In the lines that follow, it is not a question of defending or accusing the Pope Emeritus, but, in reporting the words of Archbishop Gänswein, of noting the simultaneity of the attacks made against the figure of Josef Ratzinger and the attacks against Catholic dogma, discipline, and morals by the German Synodal Path movement, a simultaneity which is disturbing to say the least.

The best defense is a good offense: an adage that the private secretary of the former Roman pontiff made his own, during an exclusive interview with EWTN on February 14, 2022.

The channel founded by Mother Angelica – an iconic figure of American conservative Catholicism – decided to give the floor to Archbishop Georg Gänswein at the very moment when Benedict XVI was coming under attack by numerous Western media denouncing the mismanagement of abuses in the Church under his pontificate.

For the prelate from Baden-Württemberg, the negative judgments on the actions of Josef Ratzinger as archbishop or pope, stem from “ignorance or bias that have nothing to do with honest coverage of the facts.”

On the contrary, the pope emeritus is the “father of transparency” in matters of abuse in the Church, and if his action has not had all the expected effects, it is because of “internal resistance,” says Msgr. Gänswein.

And the latter notes with a touch of irony the coincidence of the violent attacks against the Bavarian former pope and a crucial vote within the sadly famous “Synodal Path,” a veritable quagmire in which the Catholic Church of Germany is caught up to its neck.

Indeed, at the height of the storm, between last February 3 and 5, the German prelates indiscriminately approved draft texts going in all directions of a breathless progressivism, calling for: the abolition of priestly celibacy, the ordination of women priests, same-sex blessings, and changes to Christian teaching on homosexuality, etc.

“We can speculate about the extent to which this is connected temporally or causally with what you have mentioned, that is — to name it clearly — the Synodal Way in Germany and other movements. But one thing is clear: Certain goals that the Synodal Way is aiming at are something for which the person and the work of Benedict stand in the way,” estimates the secretary of Josef Ratzinger, who does not hesitate to mention a “manipulation” of the bishops on the banks of the Rhine.

Beyond a certain “pleasure of some to go after the pope emeritus,” the Synodal Way “is using the crisis of abuses to reshape the Church as it pleases,” warns Msgr. Gänswein. “There is also the concept of the ‘abuse of abuse.’ And that is precisely the danger that lies herein.”

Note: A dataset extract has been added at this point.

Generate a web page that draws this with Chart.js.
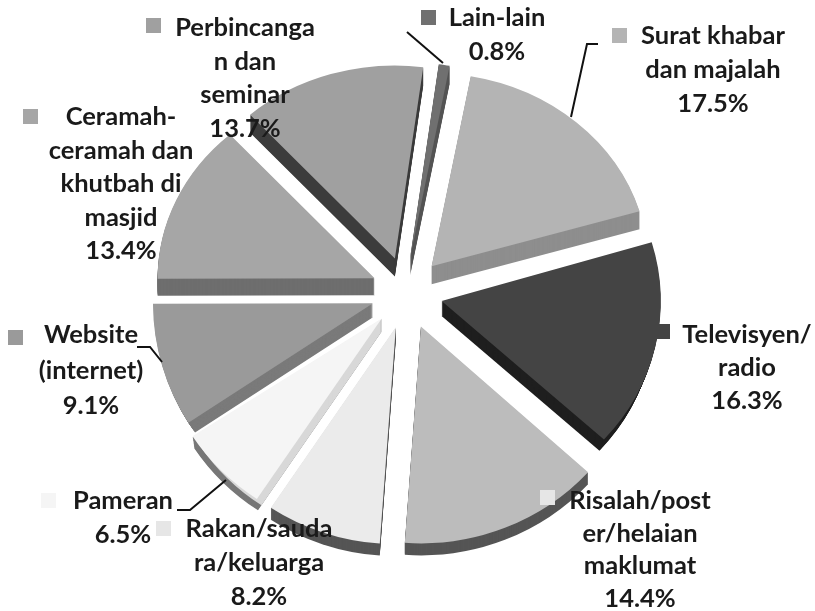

And the secretary of the former Roman pontiff recalled that his master had received a telephone call from the Holy Father, as well as a “beautiful letter, in which he assured him once again, and with really touching words of his support, his solidarity and his support, telling him that he had his back,” adding “that he cannot understand why they come down so hard on him.”

“Of course, it’s one thing to resist pressure and quite another to withstand pressure internally,” he added. “But, thank God, he has managed to do so: He is calm, and, above all, he has never lost his sense of humor,” concludes Archbishop Gänswein.

A few days after the Pope Emeritus’s letter responding to the report on the management of abuses committed in the Archdiocese of Münich and Freising between 1945 and 2019, Benedict XVI’s private secretary intervened in the American media to denounce an enterprise of destabilization coming from the German Synodal Way.